«Mio fratello Giancarlo era precario come la maggioranza dei ragazzi di oggi, di cui incarna tutte le pene e tutto l'entusiasmo. Con la fondazione Polis teniamo viva la memoria delle vittime innocenti, ma la mia esperienza nasce oggi, 32 anni dopo la sua morte. Ho le mie idee, la mia strategia e i miei ideali. Ho un altro lavoro e affronto la sfida con leggerezza. Se fra un anno dovessi accorgermi che non sono utile tornerei in ospedale». Così sul profilo facebook del Pd nazionale Paolo Siani, pediatra e fratello di Giancarlo, giornalista ucciso dalla camorra nel 1985, candidato alla Camera a Napoli.

LASCIA LA PRESIDENZA FONDAZIONE POLIS. «Ho chiesto a Renzi che i nomi che saranno con me in lista siano migliori del mio. Non ci può essere un nome chiacchierato, altrimenti dovrò per forza fare un passo indietro». Siani, che questa mattina in vista della campagna elettorale ha lasciato la presidenza della Fondazione Polis per i familiari delle vittime innocenti della criminalità, ha spiegato di aver ricevuto rassicurazioni dal segretario del Pd: «Mi ha detto che si suiciderà se accadrà e ha aggiunto che avrò di sicuro nomi migliori del mio nella lista.
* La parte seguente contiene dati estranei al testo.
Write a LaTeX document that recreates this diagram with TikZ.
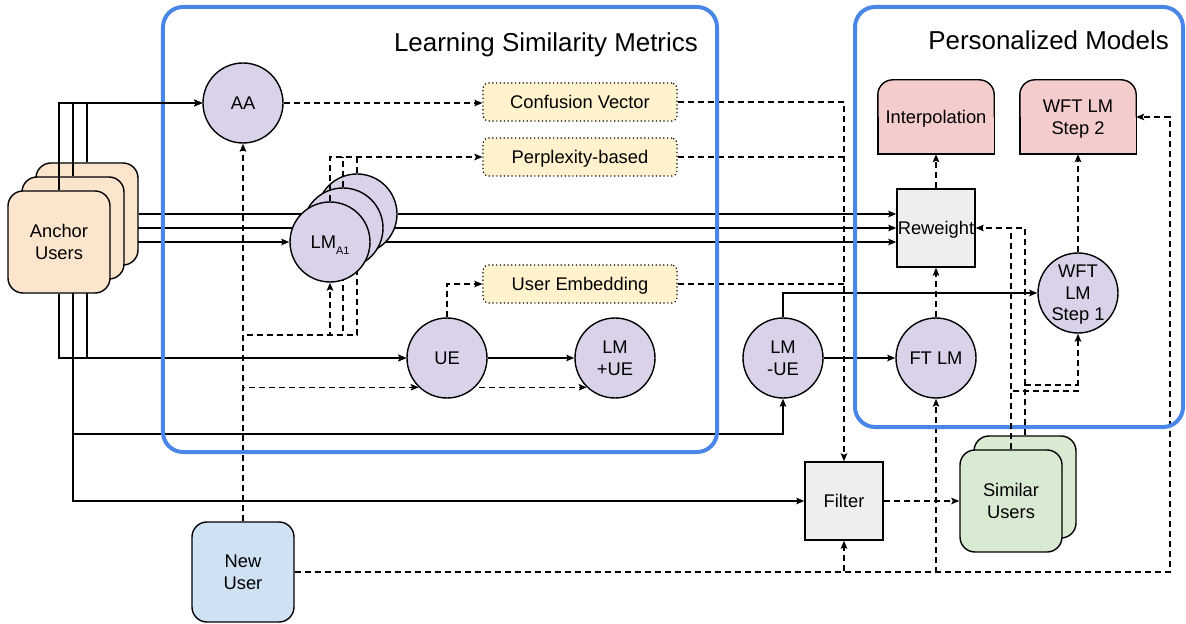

Poi, se sarò eletto, dopo un anno deciderò: dovessi scoprire che sto lì a Roma senza far niente, lascio e me ne torno in ospedale» ha concluso Siani.

PARTO DALLE TANTE COSE FATTE IN 10 ANNI DI FONDAZIONE POLIS. «Non sono un tecnico che parte da zero, ma parto da qui: dalle tantissime cose fatto in 10 anni di Fondazione Polis». Siani ha lasciato questa mattina la presidenza della Fondazione Polis, ruolo che ricopriva sin dalla fondazione nel 2008, dopo l'annuncio della sua candidatura alla Camera dei Deputati nella lista del Partito democratico. Siani ha spiegato di voler essere candidato nel collegio uninominale Campania 5, uno dei 4 nei quali è diviso il territorio cittadino di Napoli e quello nel quale è incluso il suo quartiere, il Vomero: «Credo sia normale che io sia nel collegio in cui vivo e lavoro», ha detto Siani. 

«Non parto da zero - ha spiegato - ho fatto tante cose in questi anni ed evidentemente queste sono arrivate anche a Roma, dove qualcuno si è accorto che in questa regione non c'è solo schifezza e camorra ma c'è anche chi fa un lavoro straordinario a favore dei bambini e della legalità. Questo è il lavoro che proverò a fare anche lì, se sarò eletto. Sono a disagio con tutta questa attenzione mediatica, ma a questo punto della mia vita mi sarei sentito un codardo se avessi detto anche questa volta no». Lasciando la presidenza della Fondazione Polis a don Tonino Palmese, attuale vicepresidente della Fondazione e vicario episcopale della Chiesa di Napoli per il settore carità e giustizia, Siani ha confessato di farlo «con un po' di malinconia e dispiacere. Per me questi locali sono stati palestra di vita, ho conosciuto persone e pianto con loro. Ma lascio in ottime mani, più forti e abili delle mie», ha concuso. 

DON TONINO PALMESE NUOVO PRESIDENTE FONDAZIONE POLIS. «Paolo può fare politica non perché è onesto, ma perché è venuto il tempo che, come diceva Benedetto Croce, l'onestà politica non sia altro che capacità politica». Così don Tonino Palmese, vicario episcopale della Chiesa di Napoli per la giustizia e la carità e vicepresidente della Fondazione Polis della Regione Campania per i familiari delle vittime innocenti della criminalità organizzata, ha salutato la candidatura del presidente della Fondazione, Paolo Siani. Nell'assumere l'incarico di presidente della Fondazione, lasciato proprio oggi da Siani, don Tonino Palmese ha spiegato di vivere il suo addio «quasi come un genitore che vede un figlio andare geograficamente altrove. Napoli è capitale della camorra, ma anche dell'anticamorra che non sempre fa notizia per tanti motivi. Ma l'anticamorra a Napoli c'è, e l'espressione più matura dell'antimafia l'ha detta Paolo: fare da ponte. L'espressione più alta dell'antimafia è che la vittima possa imparare a ragionare con il carnefice». A Napoli, ha aggiunto don Tonino Palmese, «stiamo costruendo ponti, e mi dispiace che nella delegittimazione pubblica della nostra città queste cose vengano banalizzate, che siamo tutti “una chiavica". Non è vero», ha concluso.